• **Given task**:
Output the material word for word. Leave each picture out.

• **Given information**:

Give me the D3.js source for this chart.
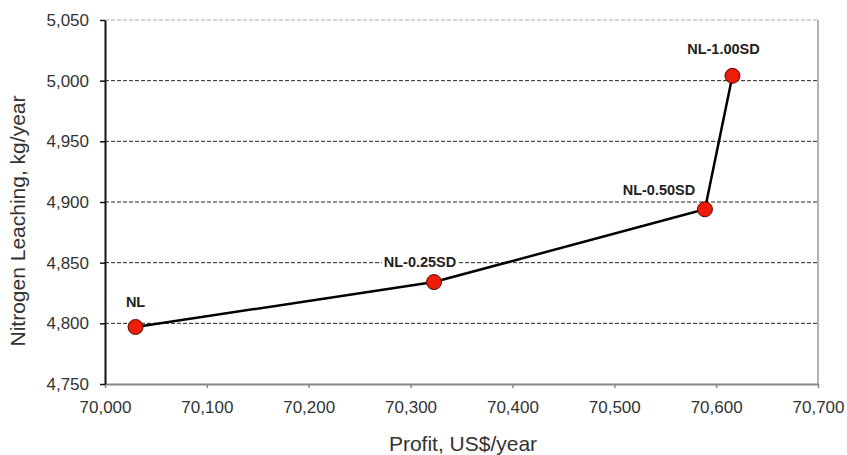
<!DOCTYPE html>
<html>
<head>
<meta charset="utf-8">
<script src="https://cdn.jsdelivr.net/npm/d3@7"></script>
<style>
  body { margin: 0; background: #fff; }
  svg { font-family: "Liberation Sans", Arial, sans-serif; }
</style>
</head>
<body>
<div id="chart"></div>
<script>
// data
const labels = ["NL", "NL-0.25SD", "NL-0.50SD", "NL-1.00SD"];
const profit = [70030, 70323, 70589, 70616];
const leaching = [4797, 4834, 4894, 5004];
const xTicks = [70000, 70100, 70200, 70300, 70400, 70500, 70600, 70700];
const yTicks = [4750, 4800, 4850, 4900, 4950, 5000, 5050];

const W = 847, H = 455;
const margin = { top: 20, right: 29, bottom: 71, left: 105 };
const width = W - margin.left - margin.right;
const height = H - margin.top - margin.bottom;

const svg = d3.select("#chart").append("svg")
  .attr("width", W)
  .attr("height", H);

const g = svg.append("g").attr("transform", `translate(${margin.left},${margin.top})`);

const x = d3.scaleLinear().domain([70000, 70700]).range([0, width]);
const y = d3.scaleLinear().domain([4750, 5050]).range([height, 0]);
const fmt = d3.format(",");

// gridlines
g.selectAll(".grid").data(yTicks.slice(1, -1)).join("line")
  .attr("x1", 0).attr("x2", width)
  .attr("y1", d => y(d)).attr("y2", d => y(d))
  .attr("stroke", "#222").attr("stroke-width", 1)
  .attr("stroke-dasharray", "4,2");

// frame top / right
g.append("line").attr("x1", 0).attr("x2", width).attr("y1", 0).attr("y2", 0)
  .attr("stroke", "#aaa").attr("stroke-width", 1).attr("stroke-dasharray", "4,2");
g.append("line").attr("x1", width).attr("x2", width).attr("y1", 0).attr("y2", height)
  .attr("stroke", "#999").attr("stroke-width", 1.5);

// x axis
const xAxis = g.append("g").attr("transform", `translate(0,${height})`)
  .call(d3.axisBottom(x).tickValues(xTicks).tickFormat(fmt).tickSizeInner(4).tickSizeOuter(0).tickPadding(13));
xAxis.select(".domain").attr("stroke", "#888").attr("stroke-width", 2);
xAxis.selectAll(".tick line").attr("stroke", "#888").attr("stroke-width", 1.5);
xAxis.selectAll("text").attr("font-size", 17).attr("fill", "#333")
  .attr("font-family", "Liberation Sans, Arial, sans-serif");

// y axis
const yAxis = g.append("g")
  .call(d3.axisLeft(y).tickValues(yTicks).tickFormat(fmt).tickSizeInner(5).tickSizeOuter(0).tickPadding(11));
yAxis.select(".domain").attr("stroke", "#111").attr("stroke-width", 2);
yAxis.selectAll(".tick line").attr("stroke", "#111").attr("stroke-width", 1.5);
yAxis.selectAll("text").attr("font-size", 17).attr("fill", "#333")
  .attr("font-family", "Liberation Sans, Arial, sans-serif");

// line
const pts = labels.map((l, i) => ({ label: l, x: profit[i], y: leaching[i] }));
g.append("path").datum(pts)
  .attr("fill", "none").attr("stroke", "#000").attr("stroke-width", 2.5)
  .attr("d", d3.line().x(d => x(d.x)).y(d => y(d.y)));

g.selectAll(".pt").data(pts).join("circle")
  .attr("cx", d => x(d.x)).attr("cy", d => y(d.y)).attr("r", 7.5)
  .attr("fill", "#ee1c0a").attr("stroke", "#5a0a00").attr("stroke-width", 1);

// point labels
const offs = [[0, -25], [-14, -20], [-46, -19], [-9, -27]];
const lab = g.selectAll(".lab").data(pts).join("g")
  .attr("transform", (d, i) => `translate(${x(d.x) + offs[i][0]},${y(d.y) + offs[i][1]})`);
lab.append("text")
  .attr("text-anchor", "middle").attr("dy", "0.35em")
  .attr("font-size", 14.5).attr("font-weight", "bold").attr("fill", "#222")
  .text(d => d.label);
lab.insert("rect", "text").each(function () {
  const b = this.parentNode.querySelector("text").getBBox();
  d3.select(this).attr("x", b.x - 2).attr("y", b.y + 1).attr("width", b.width + 4).attr("height", b.height - 2).attr("fill", "#fff");
});

// axis titles
svg.append("text")
  .attr("x", 463).attr("y", 451)
  .attr("text-anchor", "middle").attr("font-size", 21).attr("fill", "#333")
  .text("Profit, US$/year");
svg.append("text")
  .attr("transform", `translate(25,221) rotate(-90)`)
  .attr("text-anchor", "middle").attr("font-size", 21).attr("fill", "#333")
  .text("Nitrogen Leaching, kg/year");
</script>
</body>
</html>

• **Task response**:
Give me the D3.js source for this chart.
<!DOCTYPE html>
<html>
<head>
<meta charset="utf-8">
<script src="https://cdn.jsdelivr.net/npm/d3@7"></script>
<style>
  body { margin: 0; background: #fff; }
  svg { font-family: "Liberation Sans", Arial, sans-serif; }
</style>
</head>
<body>
<div id="chart"></div>
<script>
// data
const labels = ["NL", "NL-0.25SD", "NL-0.50SD", "NL-1.00SD"];
const profit = [70030, 70323, 70589, 70616];
const leaching = [4797, 4834, 4894, 5004];
const xTicks = [70000, 70100, 70200, 70300, 70400, 70500, 70600, 70700];
const yTicks = [4750, 4800, 4850, 4900, 4950, 5000, 5050];

const W = 847, H = 455;
const margin = { top: 20, right: 29, bottom: 71, left: 105 };
const width = W - margin.left - margin.right;
const height = H - margin.top - margin.bottom;

const svg = d3.select("#chart").append("svg")
  .attr("width", W)
  .attr("height", H);

const g = svg.append("g").attr("transform", `translate(${margin.left},${margin.top})`);

const x = d3.scaleLinear().domain([70000, 70700]).range([0, width]);
const y = d3.scaleLinear().domain([4750, 5050]).range([height, 0]);
const fmt = d3.format(",");

// gridlines
g.selectAll(".grid").data(yTicks.slice(1, -1)).join("line")
  .attr("x1", 0).attr("x2", width)
  .attr("y1", d => y(d)).attr("y2", d => y(d))
  .attr("stroke", "#222").attr("stroke-width", 1)
  .attr("stroke-dasharray", "4,2");

// frame top / right
g.append("line").attr("x1", 0).attr("x2", width).attr("y1", 0).attr("y2", 0)
  .attr("stroke", "#aaa").attr("stroke-width", 1).attr("stroke-dasharray", "4,2");
g.append("line").attr("x1", width).attr("x2", width).attr("y1", 0).attr("y2", height)
  .attr("stroke", "#999").attr("stroke-width", 1.5);

// x axis
const xAxis = g.append("g").attr("transform", `translate(0,${height})`)
  .call(d3.axisBottom(x).tickValues(xTicks).tickFormat(fmt).tickSizeInner(4).tickSizeOuter(0).tickPadding(13));
xAxis.select(".domain").attr("stroke", "#888").attr("stroke-width", 2);
xAxis.selectAll(".tick line").attr("stroke", "#888").attr("stroke-width", 1.5);
xAxis.selectAll("text").attr("font-size", 17).attr("fill", "#333")
  .attr("font-family", "Liberation Sans, Arial, sans-serif");

// y axis
const yAxis = g.append("g")
  .call(d3.axisLeft(y).tickValues(yTicks).tickFormat(fmt).tickSizeInner(5).tickSizeOuter(0).tickPadding(11));
yAxis.select(".domain").attr("stroke", "#111").attr("stroke-width", 2);
yAxis.selectAll(".tick line").attr("stroke", "#111").attr("stroke-width", 1.5);
yAxis.selectAll("text").attr("font-size", 17).attr("fill", "#333")
  .attr("font-family", "Liberation Sans, Arial, sans-serif");

// line
const pts = labels.map((l, i) => ({ label: l, x: profit[i], y: leaching[i] }));
g.append("path").datum(pts)
  .attr("fill", "none").attr("stroke", "#000").attr("stroke-width", 2.5)
  .attr("d", d3.line().x(d => x(d.x)).y(d => y(d.y)));

g.selectAll(".pt").data(pts).join("circle")
  .attr("cx", d => x(d.x)).attr("cy", d => y(d.y)).attr("r", 7.5)
  .attr("fill", "#ee1c0a").attr("stroke", "#5a0a00").attr("stroke-width", 1);

// point labels
const offs = [[0, -25], [-14, -20], [-46, -19], [-9, -27]];
const lab = g.selectAll(".lab").data(pts).join("g")
  .attr("transform", (d, i) => `translate(${x(d.x) + offs[i][0]},${y(d.y) + offs[i][1]})`);
lab.append("text")
  .attr("text-anchor", "middle").attr("dy", "0.35em")
  .attr("font-size", 14.5).attr("font-weight", "bold").attr("fill", "#222")
  .text(d => d.label);
lab.insert("rect", "text").each(function () {
  const b = this.parentNode.querySelector("text").getBBox();
  d3.select(this).attr("x", b.x - 2).attr("y", b.y + 1).attr("width", b.width + 4).attr("height", b.height - 2).attr("fill", "#fff");
});

// axis titles
svg.append("text")
  .attr("x", 463).attr("y", 451)
  .attr("text-anchor", "middle").attr("font-size", 21).attr("fill", "#333")
  .text("Profit, US$/year");
svg.append("text")
  .attr("transform", `translate(25,221) rotate(-90)`)
  .attr("text-anchor", "middle").attr("font-size", 21).attr("fill", "#333")
  .text("Nitrogen Leaching, kg/year");
</script>
</body>
</html>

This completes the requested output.